- Entries with chart source code
####################

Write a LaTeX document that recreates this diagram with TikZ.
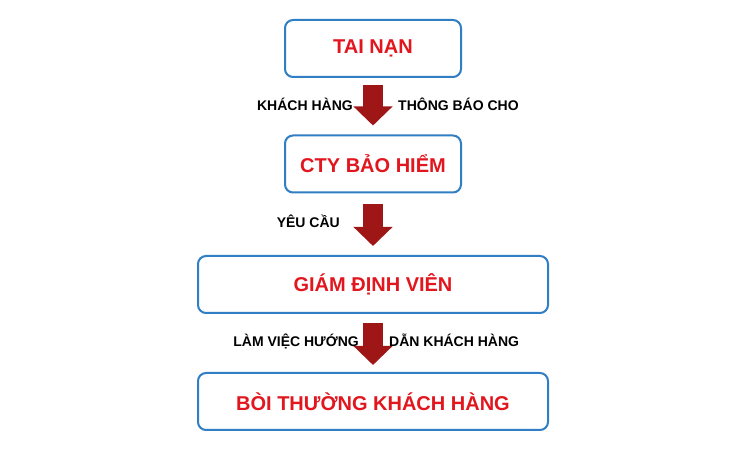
\documentclass[tikz,border=0pt]{standalone}
\usepackage{fontspec}
\setmainfont{Liberation Sans}
\usetikzlibrary{arrows.meta}
\definecolor{boxblue}{RGB}{48,126,196}
\definecolor{txtred}{RGB}{226,22,30}
\definecolor{arrred}{RGB}{158,22,22}
\tikzset{
  stepbox/.style={draw=boxblue, line width=2pt, rounded corners=8pt, fill=white,
    minimum height=57pt, inner sep=0pt, text=txtred,
    font=\bfseries\fontsize{20}{24}\selectfont},
  narrowbox/.style={stepbox, minimum width=176pt},
  widebox/.style={stepbox, minimum width=350pt},
  lbl/.style={inner sep=0pt, font=\bfseries\fontsize{14}{17}\selectfont, text=black},
  bigarrow/.style={draw=arrred, line width=20pt,
    -{Triangle[length=19pt, width=38pt, fill=arrred]}}
}
\begin{document}
\begin{tikzpicture}[x=1pt, y=-1pt]
\useasboundingbox (0,0) rectangle (748,462);
\node[narrowbox] (b1) at (373,48.5) {TAI NẠN};
\node[narrowbox] (b2) at (373,164) {CTY BẢO HIỂM};
\node[widebox] (b3) at (373,284.5) {GIÁM ĐỊNH VIÊN};
\node[widebox] (b4) at (373,401.5) {BÒI THƯỜNG KHÁCH HÀNG};
\draw[bigarrow] ([yshift=-7pt]b1.south) -- ([yshift=9pt]b2.north);
\draw[bigarrow] ([yshift=-11pt]b2.south) -- ([yshift=9pt]b3.north);
\draw[bigarrow] ([yshift=-9pt]b3.south) -- ([yshift=7pt]b4.north);
\node[lbl, anchor=base east] (l1) at (353,111) {KHÁCH HÀNG};
\node[lbl, anchor=base west] (l2) at (398,111) {THÔNG BÁO CHO};
\node[lbl, anchor=base east] (l3) at (340,228) {YÊU CẦU};
\node[lbl, anchor=base east] (l4) at (359,347) {LÀM VIỆC HƯỚNG};
\node[lbl, anchor=base west] (l5) at (389,347) {DẪN KHÁCH HÀNG};
\end{tikzpicture}
\end{document}
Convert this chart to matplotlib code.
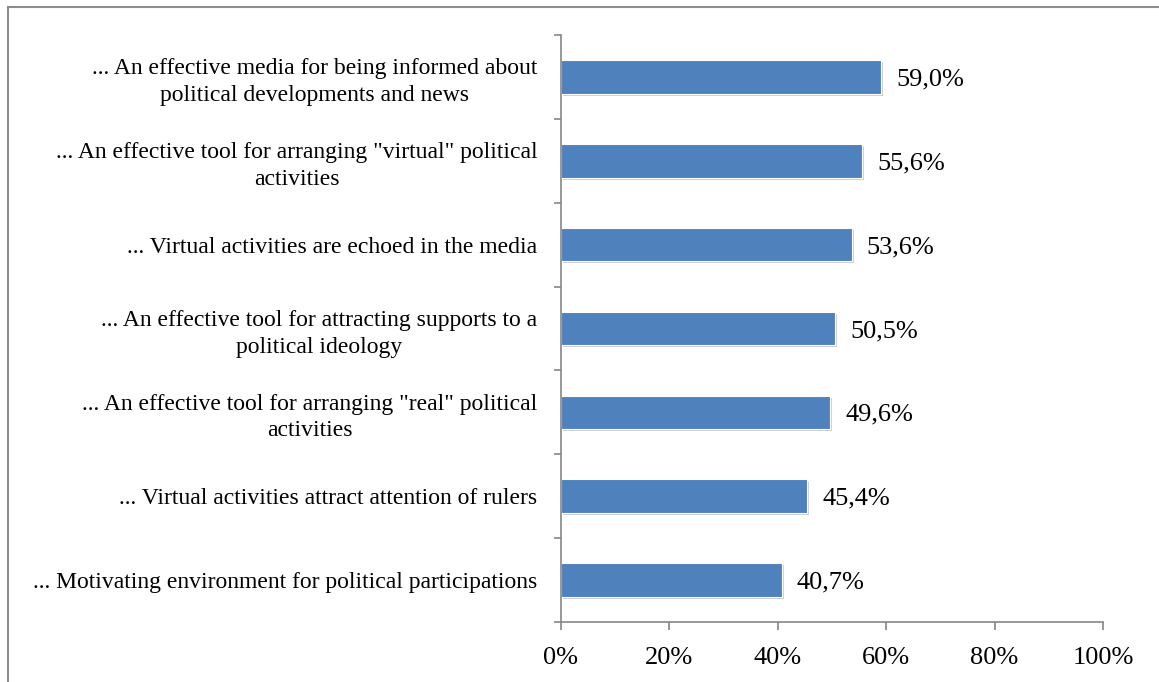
import matplotlib
matplotlib.use("Agg")
from matplotlib import pyplot as plt
from matplotlib import patheffects as pe
from matplotlib.lines import Line2D

categories = [
    '... An effective media for being informed about\npolitical developments and news',
    '... An effective tool for arranging "virtual" political\nactivities',
    '... Virtual activities are echoed in the media',
    '... An effective tool for attracting supports to a\npolitical ideology',
    '... An effective tool for arranging "real" political\nactivities',
    '... Virtual activities attract attention of rulers',
    '... Motivating environment for political participations',
]
values = [59.0, 55.6, 53.6, 50.5, 49.6, 45.4, 40.7]
value_labels = ["59,0%", "55,6%", "53,6%", "50,5%", "49,6%", "45,4%", "40,7%"]
xticks = [0, 20, 40, 60, 80, 100]

plt.rcParams['font.family'] = ['Liberation Serif', 'DejaVu Serif']

fig = plt.figure(figsize=(11.59, 6.82), dpi=100)
ax = fig.add_axes([561 / 1159, 60 / 682, 542 / 1159, 587 / 682])

n = len(values)
ypos = list(range(n - 1, -1, -1))
bars = ax.barh(ypos, values, height=0.4, color='#4F81BD', edgecolor='white', linewidth=0.8)
for b in bars:
    b.set_path_effects([pe.SimplePatchShadow(offset=(1.5, -1.5), shadow_rgbFace='#b0b0b0', alpha=0.6), pe.Normal()])

for y, v, lab in zip(ypos, values, value_labels):
    ax.annotate(lab, (v, y), xytext=(11, 0), textcoords='offset points',
                va='center_baseline', ha='left', fontsize=19)

ax.set_xlim(0, 100)
ax.set_ylim(-0.5, n - 0.5)
ax.set_xticks(xticks)
ax.set_xticklabels([f"{t}%" for t in xticks], fontsize=19)
ax.set_yticks(ypos)
ax.set_yticklabels(categories, fontsize=17, linespacing=1.35, multialignment='center')
ax.set_yticks([i - 0.5 for i in range(n + 1)], minor=True)
ax.tick_params(axis='y', which='major', length=0, pad=17)
ax.tick_params(axis='y', which='minor', length=5, color='#868686', width=1.2, direction='out')
ax.tick_params(axis='x', length=6, color='#868686', width=1.2, pad=12)

for s in ['top', 'right']:
    ax.spines[s].set_visible(False)
for s in ['left', 'bottom']:
    ax.spines[s].set_color('#868686')
    ax.spines[s].set_linewidth(1.2)

# outer frame (only top and left visible in the crop)
fig.add_artist(Line2D([8 / 1159, 1.0], [1 - 7 / 682, 1 - 7 / 682], transform=fig.transFigure, color='#8c8c8c', lw=1.5))
fig.add_artist(Line2D([8 / 1159, 8 / 1159], [0, 1 - 7 / 682], transform=fig.transFigure, color='#8c8c8c', lw=1.5))

fig.savefig("out.png", dpi=100)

####################

Look above for the line containing "Convert this chart to matplotlib code.", then write out every line from there down to the line containing "from matplotlib.lines import Line2D", that line included, with no pictures.

Convert this chart to matplotlib code.
import matplotlib
matplotlib.use("Agg")
from matplotlib import pyplot as plt
from matplotlib import patheffects as pe
from matplotlib.lines import Line2D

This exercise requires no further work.